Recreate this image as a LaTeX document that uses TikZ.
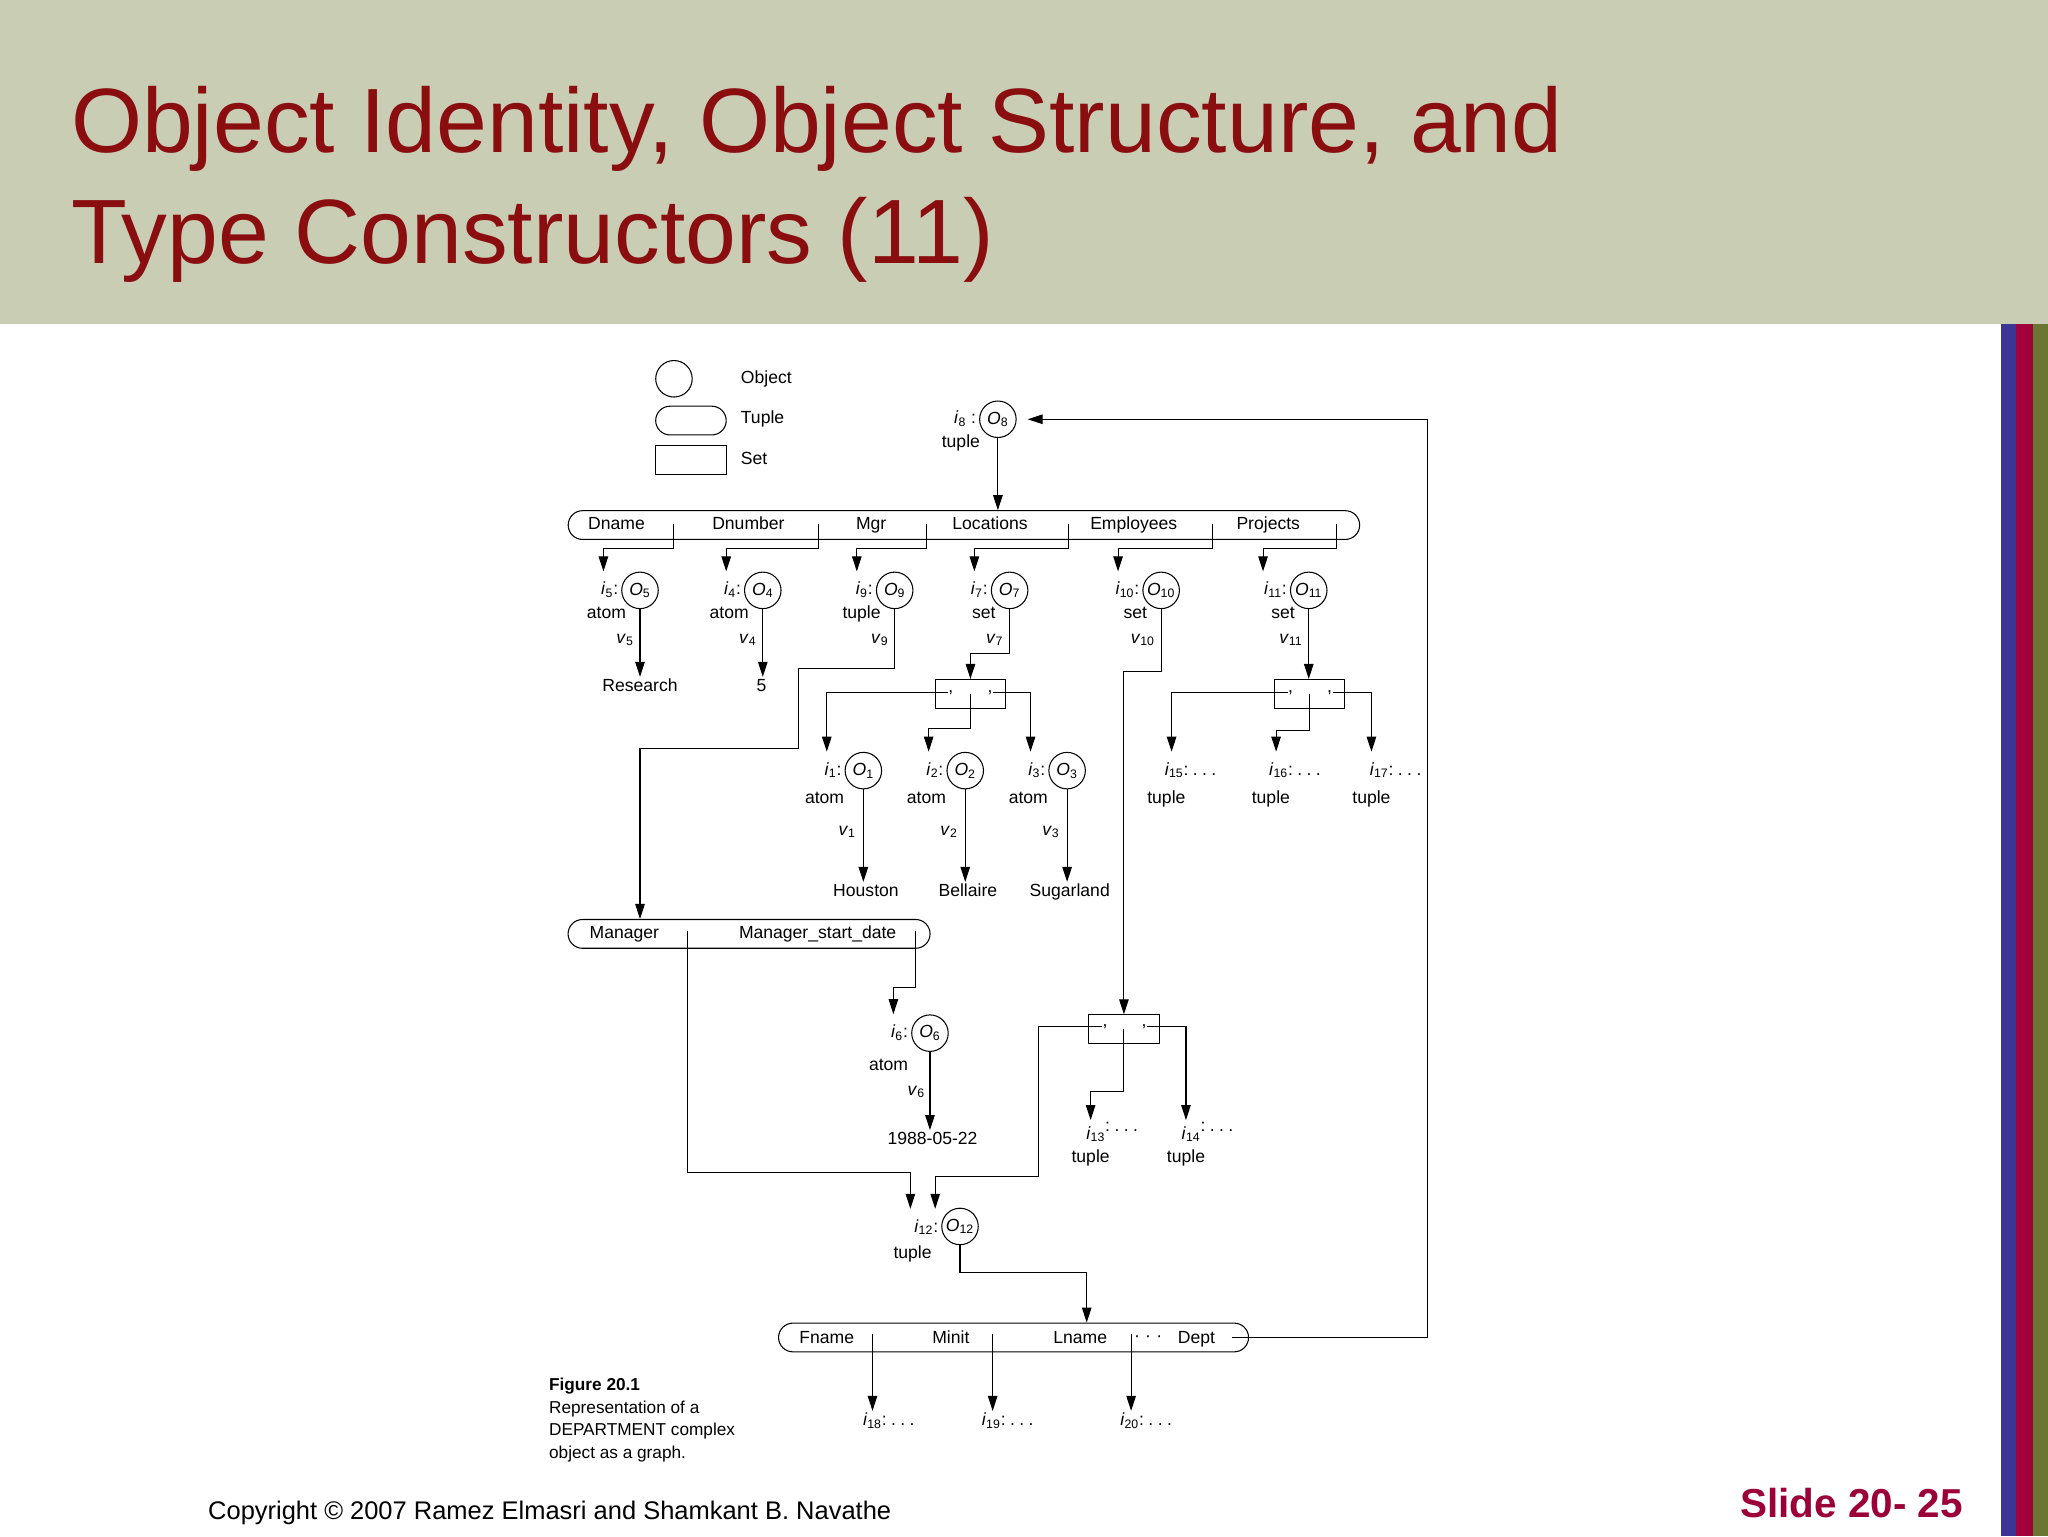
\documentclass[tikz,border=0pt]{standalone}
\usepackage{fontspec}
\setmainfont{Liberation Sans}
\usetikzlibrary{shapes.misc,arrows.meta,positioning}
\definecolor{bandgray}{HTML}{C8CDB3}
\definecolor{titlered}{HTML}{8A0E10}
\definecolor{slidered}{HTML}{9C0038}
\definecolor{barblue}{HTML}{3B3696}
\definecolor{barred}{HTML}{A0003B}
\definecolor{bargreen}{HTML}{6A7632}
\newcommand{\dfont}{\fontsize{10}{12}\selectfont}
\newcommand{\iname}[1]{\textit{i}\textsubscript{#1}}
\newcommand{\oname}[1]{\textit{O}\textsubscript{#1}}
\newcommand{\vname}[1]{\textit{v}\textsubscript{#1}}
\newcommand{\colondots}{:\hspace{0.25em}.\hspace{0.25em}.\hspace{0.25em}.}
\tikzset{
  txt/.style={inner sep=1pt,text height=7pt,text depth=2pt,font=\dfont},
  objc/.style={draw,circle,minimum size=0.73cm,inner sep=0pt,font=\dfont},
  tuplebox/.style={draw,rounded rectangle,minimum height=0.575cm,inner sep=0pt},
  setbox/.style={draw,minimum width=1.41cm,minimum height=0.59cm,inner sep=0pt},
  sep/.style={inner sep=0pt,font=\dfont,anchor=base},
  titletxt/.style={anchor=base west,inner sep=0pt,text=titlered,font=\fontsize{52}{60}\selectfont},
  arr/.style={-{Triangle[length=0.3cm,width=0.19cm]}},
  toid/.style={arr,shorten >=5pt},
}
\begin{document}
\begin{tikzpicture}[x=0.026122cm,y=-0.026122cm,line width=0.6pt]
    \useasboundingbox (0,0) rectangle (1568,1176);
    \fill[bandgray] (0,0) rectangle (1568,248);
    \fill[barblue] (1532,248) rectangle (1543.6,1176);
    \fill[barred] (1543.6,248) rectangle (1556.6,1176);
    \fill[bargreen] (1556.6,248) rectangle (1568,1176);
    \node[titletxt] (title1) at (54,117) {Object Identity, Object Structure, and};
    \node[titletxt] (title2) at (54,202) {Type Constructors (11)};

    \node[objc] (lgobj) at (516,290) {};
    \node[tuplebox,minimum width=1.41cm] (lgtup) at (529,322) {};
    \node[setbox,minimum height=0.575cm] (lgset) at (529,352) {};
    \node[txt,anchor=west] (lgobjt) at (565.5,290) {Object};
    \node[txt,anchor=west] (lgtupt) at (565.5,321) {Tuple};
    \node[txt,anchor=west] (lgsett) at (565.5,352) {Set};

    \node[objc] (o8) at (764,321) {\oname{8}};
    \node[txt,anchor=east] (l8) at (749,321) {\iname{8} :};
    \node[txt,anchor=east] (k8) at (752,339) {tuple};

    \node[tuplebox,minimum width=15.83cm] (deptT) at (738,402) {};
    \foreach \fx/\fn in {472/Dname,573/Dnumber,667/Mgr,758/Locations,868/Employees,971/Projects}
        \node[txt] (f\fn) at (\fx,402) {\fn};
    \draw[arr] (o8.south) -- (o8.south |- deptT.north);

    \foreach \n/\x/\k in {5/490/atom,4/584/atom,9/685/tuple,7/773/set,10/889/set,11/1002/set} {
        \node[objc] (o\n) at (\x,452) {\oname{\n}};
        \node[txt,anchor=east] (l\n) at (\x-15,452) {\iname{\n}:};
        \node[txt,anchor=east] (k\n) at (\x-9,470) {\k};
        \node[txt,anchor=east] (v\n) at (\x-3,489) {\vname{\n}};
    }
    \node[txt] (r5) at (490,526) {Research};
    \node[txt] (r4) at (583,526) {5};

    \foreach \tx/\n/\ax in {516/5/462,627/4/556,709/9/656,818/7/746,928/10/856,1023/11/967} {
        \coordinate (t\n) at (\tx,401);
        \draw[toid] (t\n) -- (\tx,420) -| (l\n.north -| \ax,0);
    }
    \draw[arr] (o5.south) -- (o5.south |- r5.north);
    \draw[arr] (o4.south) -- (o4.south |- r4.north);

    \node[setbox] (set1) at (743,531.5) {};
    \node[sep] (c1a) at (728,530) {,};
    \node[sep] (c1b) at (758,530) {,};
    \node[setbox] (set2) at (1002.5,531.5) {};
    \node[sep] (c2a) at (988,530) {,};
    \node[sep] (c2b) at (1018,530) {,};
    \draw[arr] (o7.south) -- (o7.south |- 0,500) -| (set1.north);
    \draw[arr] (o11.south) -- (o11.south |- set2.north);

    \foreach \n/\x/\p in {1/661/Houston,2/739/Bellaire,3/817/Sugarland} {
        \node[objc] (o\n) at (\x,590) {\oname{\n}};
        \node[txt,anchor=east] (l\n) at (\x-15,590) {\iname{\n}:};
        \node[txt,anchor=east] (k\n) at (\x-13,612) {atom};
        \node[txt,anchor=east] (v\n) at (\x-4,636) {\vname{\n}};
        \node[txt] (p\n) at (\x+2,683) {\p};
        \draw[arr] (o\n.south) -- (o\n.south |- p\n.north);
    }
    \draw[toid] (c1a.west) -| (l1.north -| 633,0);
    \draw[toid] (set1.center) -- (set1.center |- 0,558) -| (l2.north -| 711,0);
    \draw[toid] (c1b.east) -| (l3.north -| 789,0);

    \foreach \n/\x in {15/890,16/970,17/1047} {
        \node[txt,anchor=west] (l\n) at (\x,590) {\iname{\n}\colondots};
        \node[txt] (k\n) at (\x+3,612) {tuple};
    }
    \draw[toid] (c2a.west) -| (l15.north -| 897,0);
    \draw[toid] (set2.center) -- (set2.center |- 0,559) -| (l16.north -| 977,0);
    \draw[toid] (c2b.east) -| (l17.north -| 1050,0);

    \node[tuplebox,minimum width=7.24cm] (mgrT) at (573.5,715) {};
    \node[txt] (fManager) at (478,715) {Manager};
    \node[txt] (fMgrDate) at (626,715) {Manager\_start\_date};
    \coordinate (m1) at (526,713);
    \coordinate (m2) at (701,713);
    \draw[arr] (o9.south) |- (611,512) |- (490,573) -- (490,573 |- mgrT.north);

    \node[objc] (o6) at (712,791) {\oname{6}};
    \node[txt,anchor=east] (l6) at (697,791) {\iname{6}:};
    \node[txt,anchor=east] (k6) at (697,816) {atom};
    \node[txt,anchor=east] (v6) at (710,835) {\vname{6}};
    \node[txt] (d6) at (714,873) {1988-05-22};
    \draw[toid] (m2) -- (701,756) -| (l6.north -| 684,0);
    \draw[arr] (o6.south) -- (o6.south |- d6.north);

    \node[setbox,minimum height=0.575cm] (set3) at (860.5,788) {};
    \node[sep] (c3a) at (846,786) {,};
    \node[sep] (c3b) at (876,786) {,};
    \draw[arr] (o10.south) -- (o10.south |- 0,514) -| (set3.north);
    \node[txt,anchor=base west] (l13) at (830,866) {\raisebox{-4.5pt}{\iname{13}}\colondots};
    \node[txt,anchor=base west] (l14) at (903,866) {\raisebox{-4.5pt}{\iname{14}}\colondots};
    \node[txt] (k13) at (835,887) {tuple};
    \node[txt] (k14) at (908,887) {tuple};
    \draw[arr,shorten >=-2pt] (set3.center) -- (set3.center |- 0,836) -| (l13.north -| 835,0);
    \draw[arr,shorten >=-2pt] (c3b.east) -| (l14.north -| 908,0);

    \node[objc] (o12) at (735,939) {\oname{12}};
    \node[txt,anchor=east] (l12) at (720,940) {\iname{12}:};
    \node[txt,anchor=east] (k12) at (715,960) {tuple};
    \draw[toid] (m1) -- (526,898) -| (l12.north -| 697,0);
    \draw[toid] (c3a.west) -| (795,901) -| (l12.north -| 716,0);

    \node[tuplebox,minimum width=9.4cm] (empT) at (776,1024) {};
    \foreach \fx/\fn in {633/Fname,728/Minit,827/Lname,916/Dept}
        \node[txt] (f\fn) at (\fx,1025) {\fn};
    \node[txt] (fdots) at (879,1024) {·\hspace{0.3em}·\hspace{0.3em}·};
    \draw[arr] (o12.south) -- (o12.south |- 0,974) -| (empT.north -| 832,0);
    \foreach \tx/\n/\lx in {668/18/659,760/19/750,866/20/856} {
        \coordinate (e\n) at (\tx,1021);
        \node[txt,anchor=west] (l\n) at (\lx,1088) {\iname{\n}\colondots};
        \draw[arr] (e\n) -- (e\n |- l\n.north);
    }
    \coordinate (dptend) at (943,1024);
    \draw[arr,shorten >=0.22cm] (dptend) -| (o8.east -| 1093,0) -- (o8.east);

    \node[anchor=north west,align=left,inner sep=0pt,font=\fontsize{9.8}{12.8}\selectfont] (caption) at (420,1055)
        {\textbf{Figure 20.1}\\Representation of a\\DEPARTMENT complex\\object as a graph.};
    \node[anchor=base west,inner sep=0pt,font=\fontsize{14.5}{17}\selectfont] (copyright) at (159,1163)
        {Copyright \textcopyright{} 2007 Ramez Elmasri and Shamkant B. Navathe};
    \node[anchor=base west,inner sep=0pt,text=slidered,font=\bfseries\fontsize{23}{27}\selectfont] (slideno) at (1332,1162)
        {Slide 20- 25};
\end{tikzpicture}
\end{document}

GOAL:
Make an exact copy of the lines from the top of the material through the line with "(title2) at (54,202)", pictures excluded.

RESPONSE BELOW:
Recreate this image as a LaTeX document that uses TikZ.
\documentclass[tikz,border=0pt]{standalone}
\usepackage{fontspec}
\setmainfont{Liberation Sans}
\usetikzlibrary{shapes.misc,arrows.meta,positioning}
\definecolor{bandgray}{HTML}{C8CDB3}
\definecolor{titlered}{HTML}{8A0E10}
\definecolor{slidered}{HTML}{9C0038}
\definecolor{barblue}{HTML}{3B3696}
\definecolor{barred}{HTML}{A0003B}
\definecolor{bargreen}{HTML}{6A7632}
\newcommand{\dfont}{\fontsize{10}{12}\selectfont}
\newcommand{\iname}[1]{\textit{i}\textsubscript{#1}}
\newcommand{\oname}[1]{\textit{O}\textsubscript{#1}}
\newcommand{\vname}[1]{\textit{v}\textsubscript{#1}}
\newcommand{\colondots}{:\hspace{0.25em}.\hspace{0.25em}.\hspace{0.25em}.}
\tikzset{
  txt/.style={inner sep=1pt,text height=7pt,text depth=2pt,font=\dfont},
  objc/.style={draw,circle,minimum size=0.73cm,inner sep=0pt,font=\dfont},
  tuplebox/.style={draw,rounded rectangle,minimum height=0.575cm,inner sep=0pt},
  setbox/.style={draw,minimum width=1.41cm,minimum height=0.59cm,inner sep=0pt},
  sep/.style={inner sep=0pt,font=\dfont,anchor=base},
  titletxt/.style={anchor=base west,inner sep=0pt,text=titlered,font=\fontsize{52}{60}\selectfont},
  arr/.style={-{Triangle[length=0.3cm,width=0.19cm]}},
  toid/.style={arr,shorten >=5pt},
}
\begin{document}
\begin{tikzpicture}[x=0.026122cm,y=-0.026122cm,line width=0.6pt]
    \useasboundingbox (0,0) rectangle (1568,1176);
    \fill[bandgray] (0,0) rectangle (1568,248);
    \fill[barblue] (1532,248) rectangle (1543.6,1176);
    \fill[barred] (1543.6,248) rectangle (1556.6,1176);
    \fill[bargreen] (1556.6,248) rectangle (1568,1176);
    \node[titletxt] (title1) at (54,117) {Object Identity, Object Structure, and};
    \node[titletxt] (title2) at (54,202) {Type Constructors (11)};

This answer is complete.